▶ Task brief: Could you copy every line from the material below in which "React" appears?
── Supplied material ──
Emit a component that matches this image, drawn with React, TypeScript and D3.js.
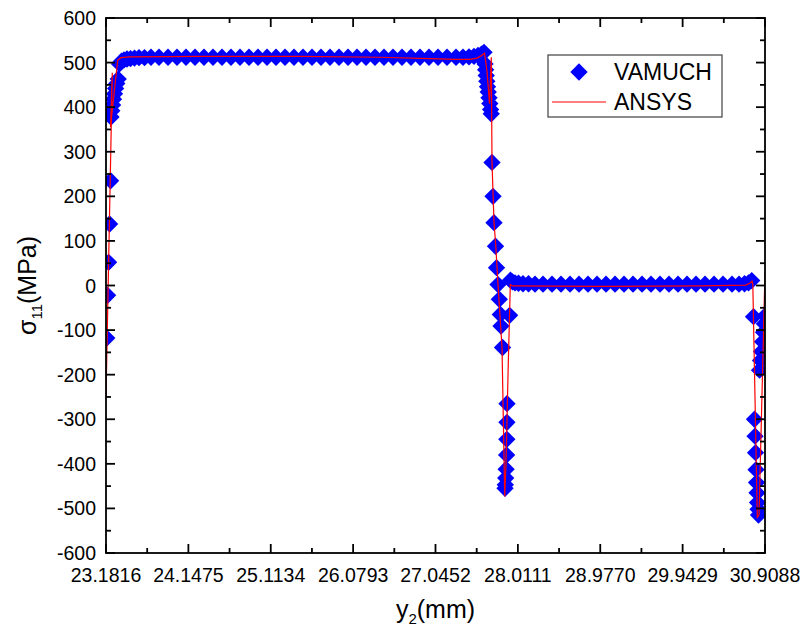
import React from "react";
import * as d3 from "d3";

// VAMUCH results (y2 in mm, sigma11 in MPa)
const vamuchX = [
  23.191, 23.2004, 23.2121, 23.2238, 23.2355,
  23.2402, 23.2496, 23.259, 23.2695, 23.2813, 23.2942, 23.3082, 23.3247,
  23.3399, 23.3634, 23.3927, 23.4278, 23.4689, 23.5158, 23.5686, 23.6331, 23.7093,
  23.8031, 23.9086, 24.0141, 24.1197, 24.2252, 24.3307, 24.4363, 24.5418, 24.6474,
  24.7529, 24.8584, 24.964, 25.0695, 25.175, 25.2806, 25.3861, 25.4916, 25.5972,
  25.7027, 25.8082, 25.9138, 26.0193, 26.1248, 26.2304, 26.3359, 26.4414, 26.547,
  26.6525, 26.758, 26.8636, 26.9691, 27.0746, 27.1802, 27.2857, 27.3678, 27.4381,
  27.4968, 27.5437, 27.5847, 27.614,
  27.6258, 27.6328, 27.6398, 27.6469, 27.6551, 27.6633, 27.6727, 27.682, 27.6914, 27.6984,
  27.7078, 27.7196, 27.7313, 27.7489, 27.7606, 27.7782, 27.7934, 27.8052, 27.8134, 27.831,
  27.8603, 27.8638, 27.8685, 27.8732, 27.879, 27.8814, 27.8826, 27.8837, 27.9142, 27.9236,
  27.9482, 27.9775, 28.0186, 28.0713, 28.1358, 28.2121,
  28.3059, 28.4114, 28.5169, 28.6225, 28.728, 28.8335, 28.9391, 29.0446, 29.1501,
  29.2557, 29.3612, 29.4667, 29.5723, 29.6778, 29.7833, 29.8889, 29.9944, 30.0999,
  30.2055, 30.311, 30.4165, 30.5221, 30.6042, 30.6687, 30.7156, 30.7531,
  30.7742, 30.7859, 30.7918, 30.7977, 30.8035, 30.8094, 30.8152, 30.8211, 30.827, 30.8328,
  30.8445, 30.8563, 30.868, 30.8797, 30.8914, 30.9008, 30.9088,
];
const vamuchY = [
  -118, -22, 52, 138, 235,
  378, 392, 405, 418, 430, 442, 453, 463,
  497, 503, 506, 508, 509, 510, 511, 511, 512,
  512, 512, 512, 512, 512, 512, 512, 512, 512,
  512, 512, 512, 512, 512, 512, 512, 512, 512,
  512, 512, 512, 512, 512, 512, 512, 512, 512,
  512, 512, 512, 512, 512, 512, 512, 512, 513,
  514, 516, 519, 523,
  497, 484, 471, 458, 446, 434, 421, 408, 395, 385,
  276, 200, 141, 88, 40, 2, -31, -65, -91, -139,
  -455, -447, -432, -412, -380, -345, -307, -265, -67, 12,
  8, 6, 5, 4, 4, 3,
  3, 3, 3, 3, 3, 3, 3, 3, 3,
  3, 3, 3, 3, 3, 3, 3, 3, 3,
  3, 3, 3, 3, 3, 4, 6, 11,
  -70, -300, -338, -375, -413, -442, -465, -487, -502, -515,
  -190, -168, -148, -126, -105, -86, -68,
];

// ANSYS results, in path order
const ansysX = [
  23.1816, 23.2555, 23.2344, 23.2813, 23.3188, 23.3575, 23.463, 24.2838, 25.4564,
  26.3945, 26.9808, 27.274, 27.4499, 27.5319, 27.5789, 27.6199, 27.6492, 27.6785,
  27.6996, 27.7078, 27.7313, 27.7524, 27.7782, 27.8251, 27.8568, 27.872, 27.8955,
  27.9224, 27.9541, 28.9742, 30.1468, 30.6862, 30.739, 30.7566, 30.766, 30.8187,
  30.8387, 30.9088,
];
const ansysY = [
  -250, 477, 355, 440, 505, 511, 513, 514, 514,
  512, 509, 507, 507, 510, 515, 521, 480, 408,
  512, 276, 141, 88, 2, -139, -473, -400, -200,
  2, -1, -2, -1, 1, 6, 10, 2, -520,
  -515, 30,
];

const xTickLabels = ["23.1816", "24.1475", "25.1134", "26.0793", "27.0452", "28.0111", "28.9770", "29.9429", "30.9088"];
const yTickValues = [-600, -500, -400, -300, -200, -100, 0, 100, 200, 300, 400, 500, 600];
const seriesNames = ["VAMUCH", "ANSYS"];

const W = 806, H = 632;
const left = 106, right = 765, top = 18, bottom = 553;
const font = "'Liberation Sans', Arial, sans-serif";

export default function App() {
  const xTicks = xTickLabels.map(Number);
  const x = d3.scaleLinear().domain([xTicks[0], xTicks[xTicks.length - 1]]).range([left, right]);
  const y = d3.scaleLinear().domain([-600, 600]).range([bottom, top]);

  const xMinor = d3.pairs(xTicks).map(([a, b]) => (a + b) / 2);
  const yMinor = d3.pairs(yTickValues).map(([a, b]) => (a + b) / 2);

  const pts = vamuchX.map((v, i) => [v, vamuchY[i]] as [number, number]);
  const line = d3.line<number>().x((_, i) => x(ansysX[i])).y((d) => y(d));
  const diamond = d3.symbol(d3.symbolSquare, 150)() as string;

  const major = 9, minor = 5;

  return (
    <svg width={W} height={H} style={{ position: "absolute", left: 0, top: 0 }} fontFamily={font}>
      <rect width={W} height={H} fill="#fff" />
      <defs>
        <clipPath id="plot">
          <rect x={left} y={top} width={right - left} height={bottom - top} />
        </clipPath>
      </defs>

      <g clipPath="url(#plot)">
        {pts.map(([px, py], i) => (
          <path key={i} d={diamond} fill="#0000ff"
            transform={`translate(${x(px)},${y(py)}) rotate(45)`} />
        ))}
        <path d={line(ansysY) ?? ""} fill="none" stroke="#ff0000" strokeWidth={1.2} />
      </g>

      {/* frame and inward ticks */}
      <g stroke="#000" strokeWidth={1.8}>
        <rect x={left} y={top} width={right - left} height={bottom - top} fill="none" />
        {xTicks.map((t) => (
          <g key={"xt" + t}>
            <line x1={x(t)} x2={x(t)} y1={bottom} y2={bottom - major} />
            <line x1={x(t)} x2={x(t)} y1={top} y2={top + major} />
          </g>
        ))}
        {xMinor.map((t) => (
          <g key={"xm" + t}>
            <line x1={x(t)} x2={x(t)} y1={bottom} y2={bottom - minor} />
            <line x1={x(t)} x2={x(t)} y1={top} y2={top + minor} />
          </g>
        ))}
        {yTickValues.map((t) => (
          <g key={"yt" + t}>
            <line x1={left} x2={left + major} y1={y(t)} y2={y(t)} />
            <line x1={right} x2={right - major} y1={y(t)} y2={y(t)} />
          </g>
        ))}
        {yMinor.map((t) => (
          <g key={"ym" + t}>
            <line x1={left} x2={left + minor} y1={y(t)} y2={y(t)} />
            <line x1={right} x2={right - minor} y1={y(t)} y2={y(t)} />
          </g>
        ))}
      </g>

      {/* tick labels */}
      <g fontSize={19.5} fill="#000">
        {xTickLabels.map((s, i) => (
          <text key={s} x={x(xTicks[i])} y={bottom + 29} textAnchor="middle">{s}</text>
        ))}
        {yTickValues.map((t) => (
          <text key={t} x={left - 10} y={y(t) + 7} textAnchor="end">{t}</text>
        ))}
      </g>

      {/* axis titles */}
      <text x={(left + right) / 2} y={618} textAnchor="middle" fontSize={25}>
        y<tspan fontSize={15} dy={6}>2</tspan><tspan dy={-6}>(mm)</tspan>
      </text>
      <text transform={`translate(36,${(top + bottom) / 2}) rotate(-90)`} textAnchor="middle" fontSize={25}>
        σ<tspan fontSize={15} dy={6}>11</tspan><tspan dy={-6}>(MPa)</tspan>
      </text>

      {/* legend */}
      <g>
        <rect x={548} y={55} width={174} height={62} fill="#fff" stroke="#404040" strokeWidth={1.2} />
        <path d={diamond} fill="#0000ff" transform="translate(579,72) rotate(45)" />
        <line x1={552} x2={606} y1={102} y2={102} stroke="#ff0000" strokeWidth={1.2} />
        <text x={614} y={80} fontSize={23}>{seriesNames[0]}</text>
        <text x={614} y={110} fontSize={23}>{seriesNames[1]}</text>
      </g>
    </svg>
  );
}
───
▶ Exercise output:
Emit a component that matches this image, drawn with React, TypeScript and D3.js.
import React from "react";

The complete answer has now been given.